Some takeaways and closing questions

As I've offered (at length), sliding scale pricing is just one way that someone in my position, operating a small business, can practically apply political principles to everyday life. Of course it still comes at a cost: operating differently than predominant paradigms always increases uncertainty and can give rise to self-doubt. Sometimes there aren't great blueprints for what you're trying to do already, and you risk making mistakes or not living up to your ideals.

But engaging in this iteration, struggle, and learning is part of the practice of the politics themselves. It's not a one-and-done procedure, but a constant revisiting of a type of framework:

  • What are my values and principles?
  • What evidence do I have to support my beliefs? What evidence exists to the contrary?
  • How should one act, or how should a system behave, in accordance with these principles and evidence?
  • What's possible to enact right now that aligns with these beliefs and evidence?
  • How might acting in these ways create space and possibility for future action? What possibilities might it foreclose on?
  • Do the outcomes I've witnessed from my actions align with my principles? What new evidence do they provide for how I should act? What material shifts do I witness (or not) and why?

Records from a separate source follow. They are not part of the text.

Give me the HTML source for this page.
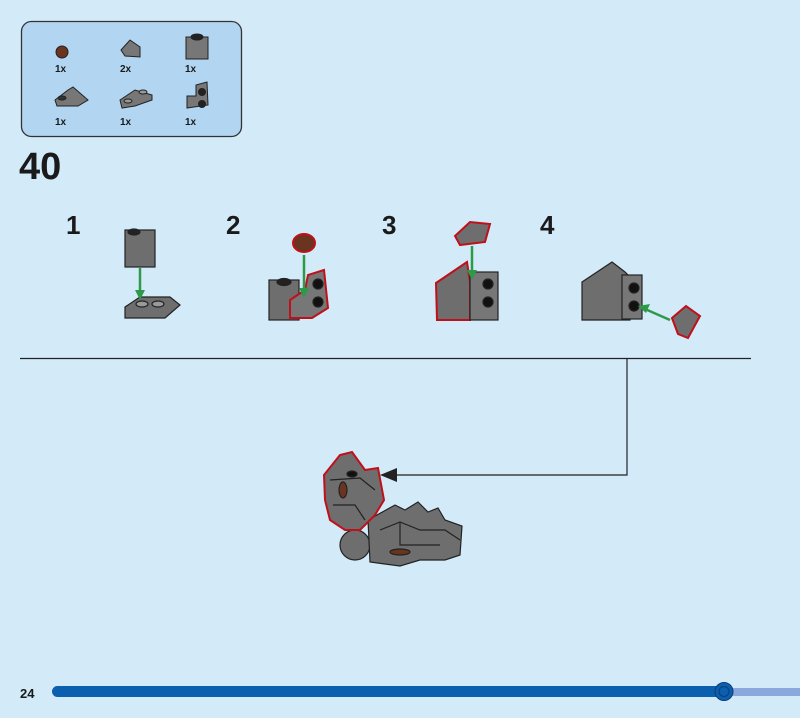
<!DOCTYPE html>
<html><head><meta charset="utf-8"><style>
html,body{margin:0;padding:0;background:#d3eaf9;}
svg{display:block}
text{font-family:"Liberation Sans",sans-serif;font-weight:bold;fill:#1a1a1a}
</style></head><body>
<svg width="800" height="718" viewBox="0 0 800 718" xmlns="http://www.w3.org/2000/svg">
<rect width="800" height="718" fill="#d3eaf9"/>
<rect x="21.5" y="21.5" width="220" height="115" rx="10" fill="#b2d6f1" stroke="#333" stroke-width="1.3"/>
<g stroke="#222" stroke-width="1">
<circle cx="62" cy="52" r="6" fill="#6b3420"/>
<polygon points="121,50 130,40 140,47 140,57 125,56" fill="#777"/>
<rect x="186" y="37" width="22" height="22" fill="#777"/><ellipse cx="197" cy="37" rx="6" ry="3" fill="#222"/>
<polygon points="55,100 68,90 73,87 88,100 78,106 57,106" fill="#777"/><ellipse cx="62" cy="98" rx="4" ry="2" fill="#333"/>
<polygon points="120,100 135,90 152,95 152,100 135,106 122,108" fill="#777"/><ellipse cx="128" cy="101" rx="4" ry="2" fill="#999"/><ellipse cx="143" cy="92" rx="4" ry="2" fill="#999"/>
<polygon points="187,96 196,96 196,85 207,82 208,105 187,108" fill="#777"/><circle cx="202" cy="92" r="3.5" fill="#222"/><circle cx="202" cy="104" r="3.5" fill="#222"/>
</g>
<g font-size="10"><text x="55" y="72">1x</text><text x="120" y="72">2x</text><text x="185" y="72">1x</text>
<text x="55" y="125">1x</text><text x="120" y="125">1x</text><text x="185" y="125">1x</text></g>
<text x="19" y="179" font-size="38">40</text>
<g font-size="26"><text x="66" y="234">1</text><text x="226" y="234">2</text><text x="382" y="234">3</text><text x="540" y="234">4</text></g>
<g stroke="#222" stroke-width="1.2">
<rect x="125" y="230" width="30" height="37" fill="#6e6e6e"/><ellipse cx="134" cy="232" rx="6" ry="3" fill="#222"/>
<polygon points="125,307 140,297 170,297 180,305 165,318 125,318" fill="#6e6e6e"/>
<ellipse cx="142" cy="304" rx="6" ry="3" fill="#999"/><ellipse cx="158" cy="304" rx="6" ry="3" fill="#999"/>
</g>
<line x1="140" y1="268" x2="140" y2="292" stroke="#2d9a4a" stroke-width="2.5"/><polygon points="135,290 145,290 140,300" fill="#2d9a4a"/>
<g stroke="#222" stroke-width="1.2">
<rect x="269" y="280" width="30" height="40" fill="#6e6e6e"/><ellipse cx="284" cy="282" rx="7" ry="3.5" fill="#222"/>
<polygon points="290,300 305,290 308,275 324,270 328,308 312,318 290,318" fill="#777" stroke="#c0101a" stroke-width="2"/>
<circle cx="318" cy="284" r="5" fill="#111"/><circle cx="318" cy="302" r="5" fill="#111"/>
<ellipse cx="304" cy="243" rx="11" ry="9" fill="#6b3420" stroke="#c0101a" stroke-width="2"/>
</g>
<line x1="304" y1="255" x2="304" y2="290" stroke="#2d9a4a" stroke-width="2.5"/><polygon points="299,288 309,288 304,298" fill="#2d9a4a"/>
<g stroke="#222" stroke-width="1.2">
<polygon points="436,283 467,262 470,282 470,320 437,320" fill="#6e6e6e" stroke="#c0101a" stroke-width="2"/>
<rect x="470" y="272" width="28" height="48" fill="#777"/>
<circle cx="488" cy="284" r="5" fill="#111"/><circle cx="488" cy="302" r="5" fill="#111"/>
<polygon points="455,236 470,222 490,224 485,242 460,245" fill="#6e6e6e" stroke="#c0101a" stroke-width="2"/>
</g>
<line x1="472" y1="246" x2="472" y2="272" stroke="#2d9a4a" stroke-width="2.5"/><polygon points="467,270 477,270 472,280" fill="#2d9a4a"/>
<g stroke="#222" stroke-width="1.2">
<polygon points="582,282 612,262 625,272 630,277 630,320 582,320" fill="#6e6e6e"/>
<rect x="622" y="275" width="20" height="44" fill="#777"/>
<circle cx="634" cy="288" r="5" fill="#111"/><circle cx="634" cy="306" r="5" fill="#111"/>
<polygon points="672,318 686,306 700,316 688,338 678,334" fill="#6e6e6e" stroke="#c0101a" stroke-width="2"/>
</g>
<line x1="670" y1="320" x2="645" y2="309" stroke="#2d9a4a" stroke-width="2.5"/><polygon points="638,306 650,304 646,313" fill="#2d9a4a"/>
<line x1="20" y1="358.5" x2="751" y2="358.5" stroke="#222" stroke-width="1.2"/>
<polyline points="627,358 627,475 395,475" fill="none" stroke="#222" stroke-width="1.2"/>
<polygon points="380,475 397,468 397,482" fill="#222"/>
<g stroke="#222" stroke-width="1.2">
<circle cx="355" cy="545" r="15" fill="#6e6e6e"/>
<polygon points="368,520 395,505 405,510 418,502 428,512 438,508 445,520 462,526 460,555 445,560 420,560 400,566 370,562" fill="#6e6e6e"/>
<polyline points="380,530 400,522 420,530 445,530 460,540" fill="none"/>
<polyline points="400,522 400,545 440,545" fill="none"/>
<polygon points="324,475 340,455 352,452 365,470 378,468 384,500 375,515 360,530 345,530 330,520 325,500" fill="#6e6e6e" stroke="#c0101a" stroke-width="2"/>
<polyline points="330,480 360,478 375,490" fill="none"/>
<polyline points="333,505 355,505 365,520" fill="none"/>
<ellipse cx="343" cy="490" rx="4" ry="8" fill="#6b3420"/>
<ellipse cx="352" cy="474" rx="5" ry="3" fill="#111"/>
<ellipse cx="400" cy="552" rx="10" ry="3" fill="#6b3420"/>
</g>
<text x="20" y="698" font-size="13">24</text>
<rect x="725" y="688" width="75" height="8" fill="#8aa8dc"/>
<rect x="52" y="686" width="674" height="11" rx="5.5" fill="#0a5fae"/>
<circle cx="724" cy="691.5" r="9" fill="#0a5fae" stroke="#0a3c78" stroke-width="1"/>
<circle cx="724" cy="691.5" r="5" fill="none" stroke="#0a3c78" stroke-width="1"/>
</svg>
</body></html>
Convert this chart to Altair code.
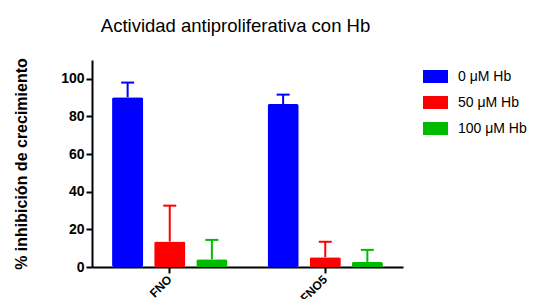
import altair as alt
import pandas as pd

groups = ["FNO", "FNO5"]
series = ["0 μM Hb", "50 μM Hb", "100 μM Hb"]
values = {
    "0 μM Hb": [90.2, 86.6],
    "50 μM Hb": [13.5, 5.2],
    "100 μM Hb": [4.1, 2.7],
}
errors = {
    "0 μM Hb": [7.8, 5.0],
    "50 μM Hb": [19.1, 8.2],
    "100 μM Hb": [10.3, 6.4],
}
colors = ["#0000FF", "#FF0000", "#00BB00"]

rows = []
for s in series:
    for i, g in enumerate(groups):
        v = values[s][i]
        e = errors[s][i]
        rows.append({"grupo": g, "serie": s, "valor": v, "top": v + e})
df = pd.DataFrame(rows)

FONT = "Liberation Sans"

x_enc = alt.X("grupo:N", sort=groups, title=None,
              scale=alt.Scale(paddingInner=0, paddingOuter=0),
              axis=alt.Axis(labelAngle=-45, labelAlign="right", labelBaseline="middle",
                            labelFontWeight="bold", labelFontSize=12, labelPadding=4,
                            tickSize=6, labelFont=FONT, labelColor="black"))
xo_enc = alt.XOffset("serie:N", sort=series,
                     scale=alt.Scale(paddingInner=0.26, paddingOuter=0.476))
color_enc = alt.Color("serie:N", sort=series,
                      scale=alt.Scale(domain=series, range=colors),
                      legend=alt.Legend(title=None, orient="none", legendX=331, legendY=4,
                                        symbolType="M-1,-0.52H1V0.52H-1Z", symbolSize=625,
                                        symbolStrokeWidth=0, symbolOpacity=1,
                                        labelFontSize=14, labelFont=FONT, labelColor="black",
                                        labelOffset=10, rowPadding=6))

base = alt.Chart(df)

bars = base.mark_bar(cornerRadius=2).encode(
    x=x_enc,
    xOffset=xo_enc,
    y=alt.Y("valor:Q", title="% inhibición de crecimiento",
            scale=alt.Scale(domain=[0, 110], nice=False),
            axis=alt.Axis(values=[0, 20, 40, 60, 80, 100], grid=False, tickSize=6,
                          labelFontWeight="bold", labelFontSize=14, labelFont=FONT,
                          labelColor="black", labelPadding=2,
                          titleFont=FONT, titleFontSize=16, titleFontWeight="bold",
                          titleColor="black", titlePadding=31)),
    color=color_enc,
)

rules = base.mark_rule(strokeWidth=2).encode(
    x=alt.X("grupo:N", sort=groups),
    xOffset=alt.XOffset("serie:N", sort=series),
    y="valor:Q",
    y2="top:Q",
    color=alt.Color("serie:N", sort=series, legend=None),
)

caps = base.mark_tick(size=13, thickness=2, opacity=1).encode(
    x=alt.X("grupo:N", sort=groups),
    xOffset=alt.XOffset("serie:N", sort=series),
    y="top:Q",
    color=alt.Color("serie:N", sort=series, legend=None),
)

chart = alt.layer(bars, rules, caps).properties(
    width=311,
    height=207,
    autosize=alt.AutoSizeParams(type="none"),
    padding={"left": 84, "top": 52, "right": 129, "bottom": 32},
    title=alt.TitleParams("Actividad antiproliferativa con Hb", anchor="middle",
                          font=FONT, fontSize=18.5, fontWeight="normal", color="black",
                          dx=-12, offset=22),
).configure_view(stroke=None).configure_axis(
    domainColor="black", domainWidth=2, tickColor="black", tickWidth=2,
)

chart.save("out.html", embed_options={"renderer": "svg", "actions": False})
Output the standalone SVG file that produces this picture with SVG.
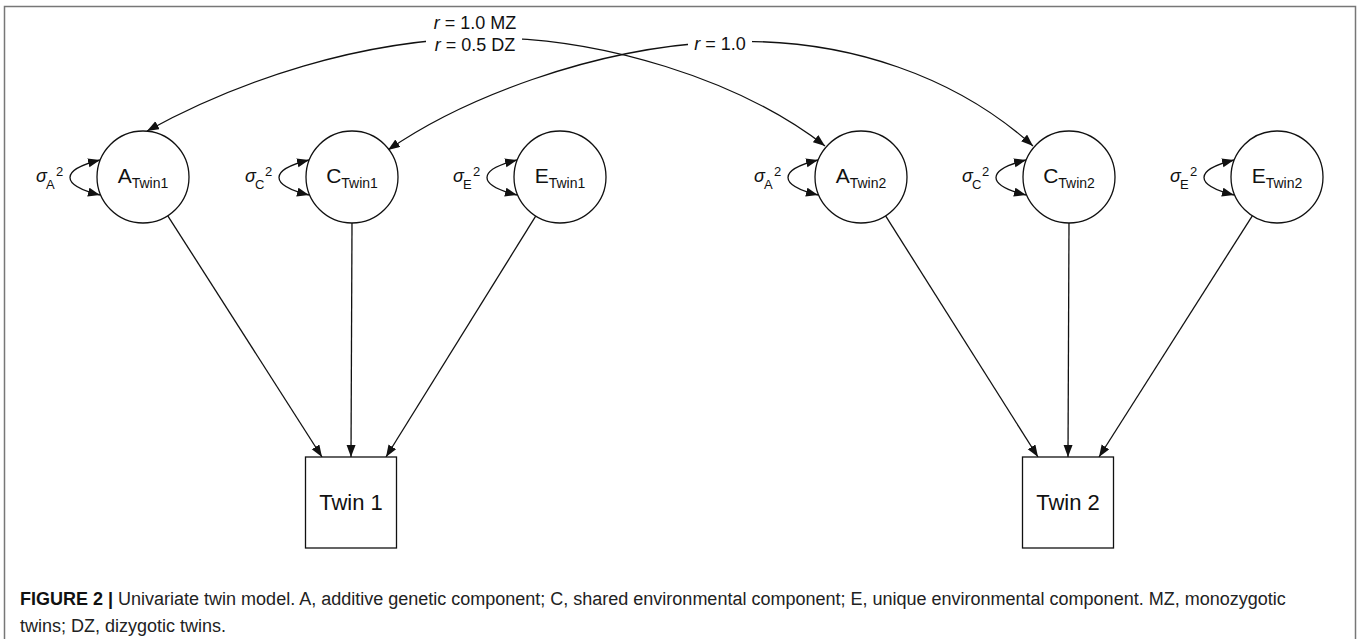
<svg xmlns="http://www.w3.org/2000/svg" width="1360" height="639" viewBox="0 0 1360 639">
<style>
  text { font-family: "Liberation Sans", Arial, sans-serif; fill: #111; }
  .node { fill: #fff; stroke: #111; stroke-width: 1.3; }
  .edge { fill: none; stroke: #111; stroke-width: 1.3; }
  .arr { marker-end: url(#ah); }
  .dbl { marker-start: url(#ah); marker-end: url(#ah); }
  .lbl { font-size: 21px; }
  .sub { font-size: 14px; }
  .var { font-size: 18px; font-style: italic; }
  .vs { font-size: 13px; }
  .corr { font-size: 18px; }
  .cap { font-size: 18px; fill: #222; }
</style>
<defs>
  <marker id="ah" markerUnits="userSpaceOnUse" markerWidth="13" markerHeight="10" refX="12" refY="4.5" orient="auto-start-reverse" viewBox="0 0 13 10">
    <path d="M0,0 L12,4.5 L0,9 z" fill="#111"/>
  </marker>
</defs>
<rect x="4.5" y="6.5" width="1351" height="650" fill="none" stroke="#777" stroke-width="1.5"/>

<g id="connectors">
  <path class="edge dbl" d="M147,131 C240,80 360,40 480,38 C600,36 740,80 825,146"/>
  <path class="edge dbl" d="M388,150 C460,100 590,48 720,42 C850,36 960,80 1033,146"/>
  <path class="edge arr" d="M167.8,215.8 L322,457"/>
  <path class="edge arr" d="M352,223 L351,457"/>
  <path class="edge arr" d="M535.7,216.1 L386,457"/>
  <path class="edge arr" d="M885.6,215.9 L1038,457"/>
  <path class="edge arr" d="M1069,223 L1068,457"/>
  <path class="edge arr" d="M1252.3,215.8 L1099,457"/>
  <path class="edge dbl" d="M100,160 C60,170 60,185 100,195"/>
  <path class="edge dbl" d="M309,160 C269,170 269,185 309,195"/>
  <path class="edge dbl" d="M517,160 C477,170 477,185 517,195"/>
  <path class="edge dbl" d="M818,160 C778,170 778,185 818,195"/>
  <path class="edge dbl" d="M1026,160 C986,170 986,185 1026,195"/>
  <path class="edge dbl" d="M1234,160 C1194,170 1194,185 1234,195"/>
</g>

<g id="label-corrA">
  <rect x="426" y="12" width="96" height="46" fill="#fff"/>
  <text class="corr" x="475" y="29" text-anchor="middle"><tspan font-style="italic">r</tspan> = 1.0 MZ</text>
  <text class="corr" x="475" y="51" text-anchor="middle"><tspan font-style="italic">r</tspan> = 0.5 DZ</text>
</g>
<g id="label-corrC">
  <rect x="688" y="33" width="64" height="22" fill="#fff"/>
  <text class="corr" x="720" y="50" text-anchor="middle"><tspan font-style="italic">r</tspan> = 1.0</text>
</g>

<g id="A_Twin1">
  <circle class="node" cx="143" cy="177" r="46"/>
  <text class="lbl" x="143" y="183" text-anchor="middle">A<tspan class="sub" dy="5">Twin1</tspan></text>
  <text class="var" x="36" y="182">σ</text><text class="vs" x="46" y="189">A</text><text class="vs" x="56" y="176">2</text>
</g>
<g id="C_Twin1">
  <circle class="node" cx="352" cy="177" r="46"/>
  <text class="lbl" x="352" y="183" text-anchor="middle">C<tspan class="sub" dy="5">Twin1</tspan></text>
  <text class="var" x="245" y="182">σ</text><text class="vs" x="255" y="189">C</text><text class="vs" x="265" y="176">2</text>
</g>
<g id="E_Twin1">
  <circle class="node" cx="560" cy="177" r="46"/>
  <text class="lbl" x="560" y="183" text-anchor="middle">E<tspan class="sub" dy="5">Twin1</tspan></text>
  <text class="var" x="453" y="182">σ</text><text class="vs" x="463" y="189">E</text><text class="vs" x="473" y="176">2</text>
</g>
<g id="A_Twin2">
  <circle class="node" cx="861" cy="177" r="46"/>
  <text class="lbl" x="861" y="183" text-anchor="middle">A<tspan class="sub" dy="5">Twin2</tspan></text>
  <text class="var" x="754" y="182">σ</text><text class="vs" x="764" y="189">A</text><text class="vs" x="774" y="176">2</text>
</g>
<g id="C_Twin2">
  <circle class="node" cx="1069" cy="177" r="46"/>
  <text class="lbl" x="1069" y="183" text-anchor="middle">C<tspan class="sub" dy="5">Twin2</tspan></text>
  <text class="var" x="962" y="182">σ</text><text class="vs" x="972" y="189">C</text><text class="vs" x="982" y="176">2</text>
</g>
<g id="E_Twin2">
  <circle class="node" cx="1277" cy="177" r="46"/>
  <text class="lbl" x="1277" y="183" text-anchor="middle">E<tspan class="sub" dy="5">Twin2</tspan></text>
  <text class="var" x="1170" y="182">σ</text><text class="vs" x="1180" y="189">E</text><text class="vs" x="1190" y="176">2</text>
</g>

<g id="Twin1">
  <rect class="node" x="305.5" y="457" width="91" height="91"/>
  <text x="351" y="510" font-size="22" text-anchor="middle">Twin 1</text>
</g>
<g id="Twin2">
  <rect class="node" x="1022.5" y="457" width="91" height="91"/>
  <text x="1068" y="510" font-size="22" text-anchor="middle">Twin 2</text>
</g>

<g id="caption">
  <text class="cap" x="20" y="605"><tspan font-weight="bold" fill="#111">FIGURE 2 |</tspan> Univariate twin model. A, additive genetic component; C, shared environmental component; E, unique environmental component. MZ, monozygotic</text>
  <text class="cap" x="20" y="632">twins; DZ, dizygotic twins.</text>
</g>
</svg>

Shifts at the systemic level require collective action, not individual shifts. But without individual commitment to rethinking how the status quo operates and choosing an alternate path, collective action also isn't possible. And sliding scale pricing is exactly a case of this—businesses and individuals aligned with principles of economic justice won't upend the entirety of capitalism worldwide by implementing a change, but the work of rethinking and implementing a change does have impact on people and on economic relationships. It's hard work that requires individual commitment, but not work you have to do alone. And the work of designing a different way of operating is itself building a muscle that can work towards bigger change.